If response to a demand is required before the instructions from the appropriate Department official are received, the responsible official or other Department attorney designated for the purpose shall appear and furnish the court or other authority with a copy of the regulations contained in this subpart and inform the court or other authority that the demand has been or is being, as the case may be, referred for the prompt consideration of the appropriate Department official and shall respectfully request the court or authority to stay the demand pending receipt of the requested instructions.

§ 16.28   Procedure in the event of an adverse ruling.

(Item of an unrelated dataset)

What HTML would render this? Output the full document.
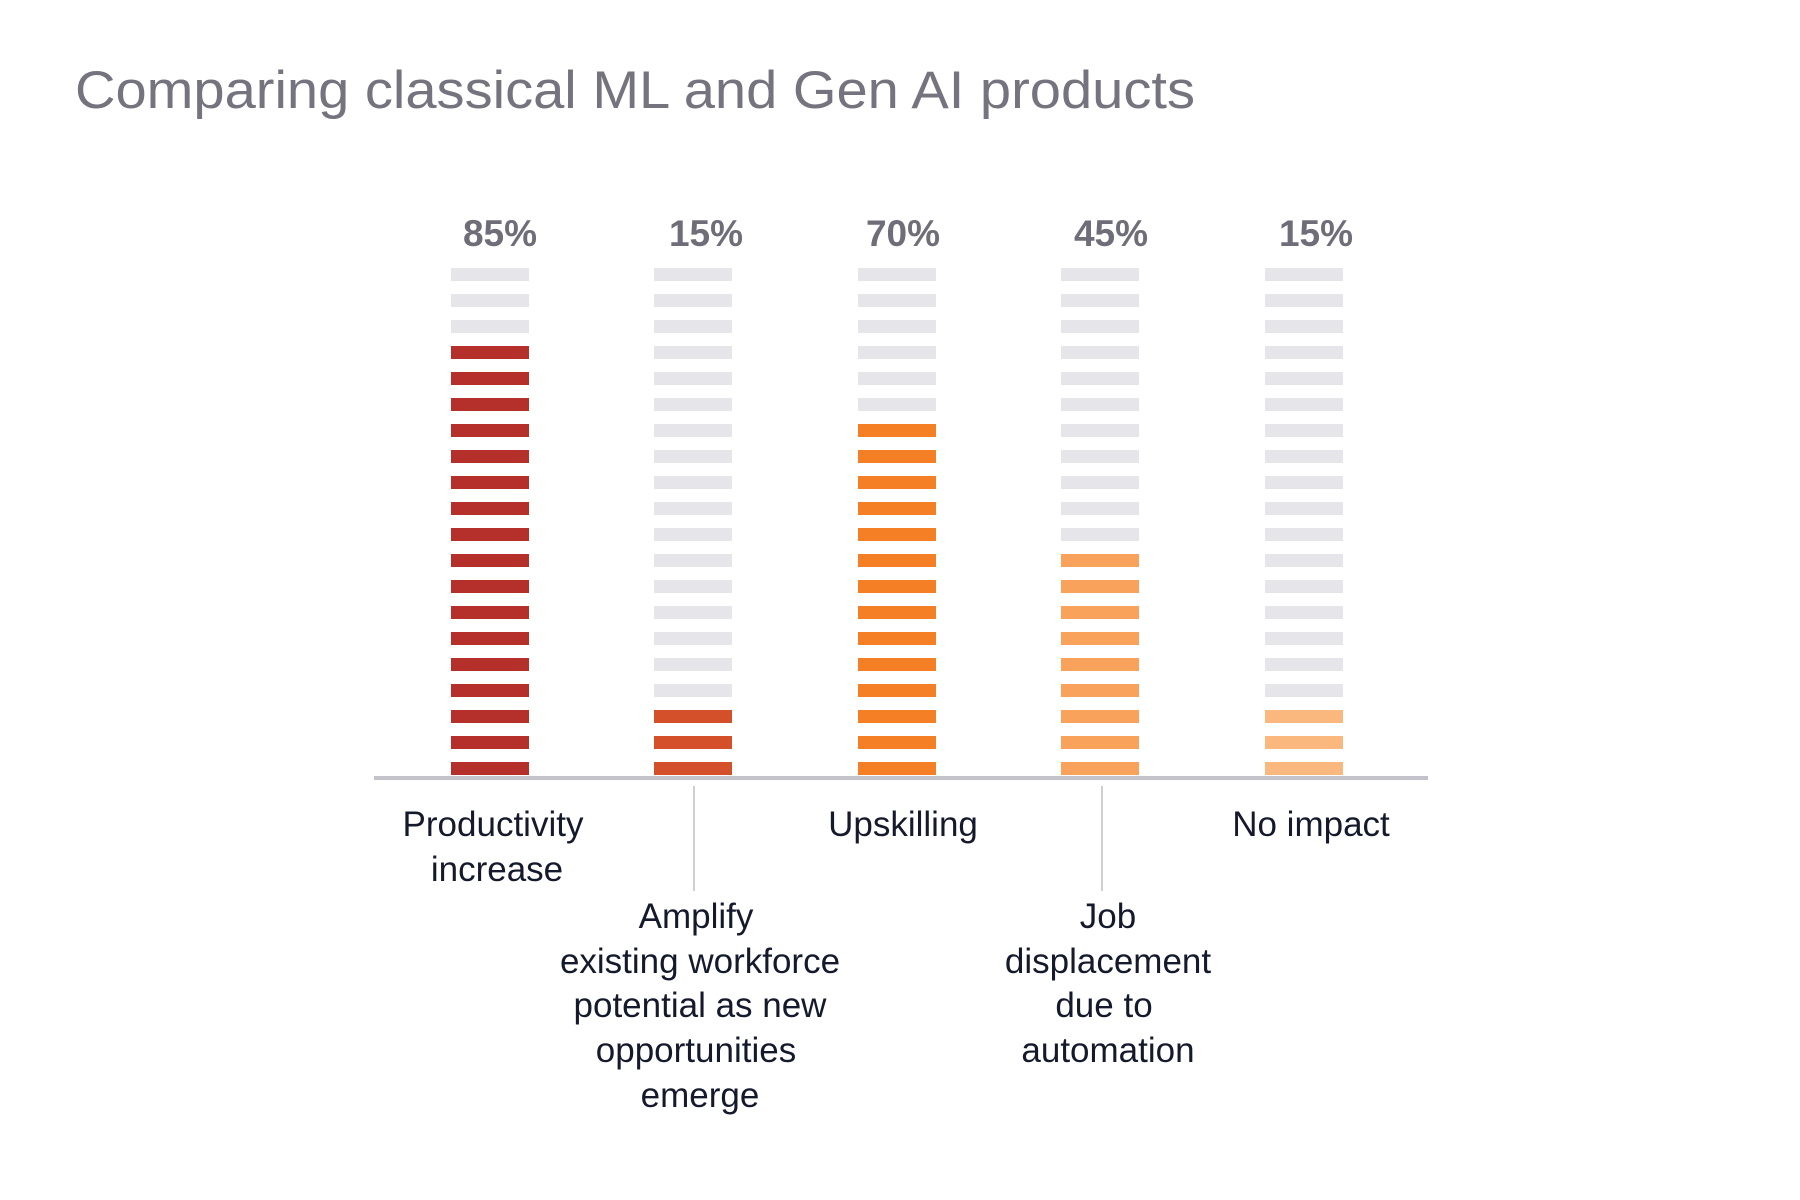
<!DOCTYPE html>
<html><head><meta charset="utf-8"><style>html,body{margin:0;padding:0;background:#fff}svg{display:block}</style></head>
<body>
<svg width="1800" height="1200" viewBox="0 0 1800 1200" xmlns="http://www.w3.org/2000/svg">
<defs>
<pattern id="pg" patternUnits="userSpaceOnUse" x="0" y="268" width="10" height="26"><rect width="10" height="13" fill="#e6e6ea"/></pattern>
<pattern id="p1" patternUnits="userSpaceOnUse" x="0" y="268" width="10" height="26"><rect width="10" height="13" fill="#b5302a"/></pattern>
<pattern id="p2" patternUnits="userSpaceOnUse" x="0" y="268" width="10" height="26"><rect width="10" height="13" fill="#d4502a"/></pattern>
<pattern id="p3" patternUnits="userSpaceOnUse" x="0" y="268" width="10" height="26"><rect width="10" height="13" fill="#f47f24"/></pattern>
<pattern id="p4" patternUnits="userSpaceOnUse" x="0" y="268" width="10" height="26"><rect width="10" height="13" fill="#f8a25c"/></pattern>
<pattern id="p5" patternUnits="userSpaceOnUse" x="0" y="268" width="10" height="26"><rect width="10" height="13" fill="#fbb87e"/></pattern>
</defs>
<rect width="1800" height="1200" fill="#fff"/>
<text x="75" y="108" font-family="Liberation Sans, sans-serif" font-size="53" fill="#74737e" textLength="1120" lengthAdjust="spacingAndGlyphs">Comparing classical ML and Gen AI products</text>
<rect x="451" y="268" width="78" height="507" fill="url(#pg)"/>
<rect x="654" y="268" width="78" height="507" fill="url(#pg)"/>
<rect x="858" y="268" width="78" height="507" fill="url(#pg)"/>
<rect x="1061" y="268" width="78" height="507" fill="url(#pg)"/>
<rect x="1265" y="268" width="78" height="507" fill="url(#pg)"/>
<rect x="451" y="346" width="78" height="429" fill="url(#p1)"/>
<rect x="654" y="710" width="78" height="65" fill="url(#p2)"/>
<rect x="858" y="424" width="78" height="351" fill="url(#p3)"/>
<rect x="1061" y="554" width="78" height="221" fill="url(#p4)"/>
<rect x="1265" y="710" width="78" height="65" fill="url(#p5)"/>
<line x1="374" y1="778" x2="1428" y2="778" stroke="#c4c3cb" stroke-width="4"/>
<line x1="694" y1="786" x2="694" y2="891" stroke="#cfcfd4" stroke-width="2"/>
<line x1="1102" y1="786" x2="1102" y2="891" stroke="#cfcfd4" stroke-width="2"/>
<g font-family="Liberation Sans, sans-serif" font-size="37" font-weight="bold" fill="#6e6d78" text-anchor="middle">
<text x="500" y="246">85%</text><text x="706" y="246">15%</text><text x="903" y="246">70%</text><text x="1111" y="246">45%</text><text x="1316" y="246">15%</text>
</g>
<g font-family="Liberation Sans, sans-serif" font-size="35" fill="#141a2c" text-anchor="middle">
<text x="493" y="836">Productivity</text><text x="497" y="881">increase</text>
<text x="903" y="836">Upskilling</text>
<text x="1311" y="836">No impact</text>
<text x="696" y="928">Amplify</text><text x="700" y="973">existing workforce</text><text x="700" y="1017">potential as new</text><text x="696" y="1062">opportunities</text><text x="700" y="1107">emerge</text>
<text x="1108" y="928">Job</text><text x="1108" y="973">displacement</text><text x="1104" y="1017">due to</text><text x="1108" y="1062">automation</text>
</g>
</svg>
</body></html>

If the court or other authority declines to stay the effect of the demand in response to a request made in accordance with §16.27 of this chapter pending receipt of instructions, or if the court or other authority rules that the demand must be complied with irrespective of instructions rendered in accordance with §§16.24 and 16.25 of this part not to produce the material or disclose the information sought, the employee or former employee upon whom the demand has been made shall, if so directed by the responsible Department official, respectfully decline to comply with the demand. See United States ex rel. Touhy v. Ragen, 340 U.S. 462 (1951).

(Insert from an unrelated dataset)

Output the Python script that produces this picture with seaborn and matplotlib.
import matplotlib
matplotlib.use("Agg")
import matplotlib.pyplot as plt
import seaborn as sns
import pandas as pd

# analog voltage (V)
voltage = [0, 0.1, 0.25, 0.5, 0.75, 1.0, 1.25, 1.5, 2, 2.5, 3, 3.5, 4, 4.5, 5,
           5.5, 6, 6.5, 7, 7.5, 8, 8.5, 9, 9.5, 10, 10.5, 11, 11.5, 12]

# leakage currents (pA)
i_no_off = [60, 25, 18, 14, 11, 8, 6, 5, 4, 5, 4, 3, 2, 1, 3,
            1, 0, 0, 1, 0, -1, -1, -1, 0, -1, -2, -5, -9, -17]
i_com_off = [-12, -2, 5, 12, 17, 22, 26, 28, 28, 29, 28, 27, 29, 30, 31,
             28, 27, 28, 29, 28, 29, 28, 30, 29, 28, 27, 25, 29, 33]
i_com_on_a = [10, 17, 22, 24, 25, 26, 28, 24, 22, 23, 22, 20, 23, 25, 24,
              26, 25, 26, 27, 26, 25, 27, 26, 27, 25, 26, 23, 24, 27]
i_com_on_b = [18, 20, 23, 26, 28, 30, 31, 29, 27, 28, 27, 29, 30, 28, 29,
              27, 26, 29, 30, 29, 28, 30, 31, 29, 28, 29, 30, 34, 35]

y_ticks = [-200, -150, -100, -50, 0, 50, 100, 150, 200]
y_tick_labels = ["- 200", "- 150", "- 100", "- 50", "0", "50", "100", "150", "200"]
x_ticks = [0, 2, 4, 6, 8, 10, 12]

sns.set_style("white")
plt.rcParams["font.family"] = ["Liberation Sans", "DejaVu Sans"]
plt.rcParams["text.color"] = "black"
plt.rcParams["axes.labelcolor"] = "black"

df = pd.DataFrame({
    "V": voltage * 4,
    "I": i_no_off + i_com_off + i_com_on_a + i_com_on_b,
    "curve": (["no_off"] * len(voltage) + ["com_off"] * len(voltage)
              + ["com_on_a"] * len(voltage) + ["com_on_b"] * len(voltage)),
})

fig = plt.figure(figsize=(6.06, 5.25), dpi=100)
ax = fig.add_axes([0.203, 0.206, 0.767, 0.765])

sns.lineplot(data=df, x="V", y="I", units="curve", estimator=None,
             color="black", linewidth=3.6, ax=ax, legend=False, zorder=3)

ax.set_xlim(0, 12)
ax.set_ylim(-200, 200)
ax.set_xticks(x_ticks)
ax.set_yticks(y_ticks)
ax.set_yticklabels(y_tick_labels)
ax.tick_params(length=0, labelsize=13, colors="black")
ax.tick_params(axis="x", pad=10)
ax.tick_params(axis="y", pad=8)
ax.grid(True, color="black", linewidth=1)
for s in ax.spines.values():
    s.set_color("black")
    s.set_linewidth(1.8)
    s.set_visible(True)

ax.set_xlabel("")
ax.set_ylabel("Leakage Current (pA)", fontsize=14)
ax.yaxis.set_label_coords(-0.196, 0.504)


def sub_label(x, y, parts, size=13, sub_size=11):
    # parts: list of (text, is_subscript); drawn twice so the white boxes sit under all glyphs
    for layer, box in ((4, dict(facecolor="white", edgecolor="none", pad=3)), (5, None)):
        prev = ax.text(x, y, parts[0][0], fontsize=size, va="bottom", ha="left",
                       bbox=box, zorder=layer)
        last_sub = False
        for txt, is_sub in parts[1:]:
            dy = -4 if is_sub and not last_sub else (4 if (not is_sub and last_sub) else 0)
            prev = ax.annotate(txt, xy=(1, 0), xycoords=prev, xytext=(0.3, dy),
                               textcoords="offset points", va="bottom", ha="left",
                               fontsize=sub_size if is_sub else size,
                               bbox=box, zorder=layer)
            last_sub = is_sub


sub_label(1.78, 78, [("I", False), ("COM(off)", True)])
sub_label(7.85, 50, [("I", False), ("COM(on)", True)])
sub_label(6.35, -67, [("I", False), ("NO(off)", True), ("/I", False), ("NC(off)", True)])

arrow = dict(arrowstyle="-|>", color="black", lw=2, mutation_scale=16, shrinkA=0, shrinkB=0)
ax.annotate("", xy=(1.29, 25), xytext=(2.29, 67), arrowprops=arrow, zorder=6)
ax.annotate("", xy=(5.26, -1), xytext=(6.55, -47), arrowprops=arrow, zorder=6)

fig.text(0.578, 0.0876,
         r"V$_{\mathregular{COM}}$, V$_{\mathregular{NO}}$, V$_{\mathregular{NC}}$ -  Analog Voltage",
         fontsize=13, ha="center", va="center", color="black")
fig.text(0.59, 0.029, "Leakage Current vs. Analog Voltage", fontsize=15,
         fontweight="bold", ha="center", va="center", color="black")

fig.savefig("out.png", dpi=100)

§ 16.29   Delegation by Assistant Attorneys General.

With respect to any function that this subpart permits the designee of an Assistant Attorney General to perform, the Assistant Attorneys General are authorized to delegate their authority, in any case or matter or any category of cases or matters, to subordinate division officials or U.S. attorneys, as appropriate.

Appendix to Subpart B of Part 16—Redelegation of Authority to the Deputy Assistant Attorney General for Litigation, Antitrust Division, To Authorize Production or Disclosure of Material or Information

1. By virtue of the authority vested in me by 28 CFR 16.23(b)(1) the authority delegated to me by that section to authorize the production of material and disclosure of information described in 28 CFR 16.21(a) is hereby redelegated to the Deputy Assistant Attorney General for Litigation, Antitrust Division.

2. This directive shall become effective on the date of its publication in the Federal Register.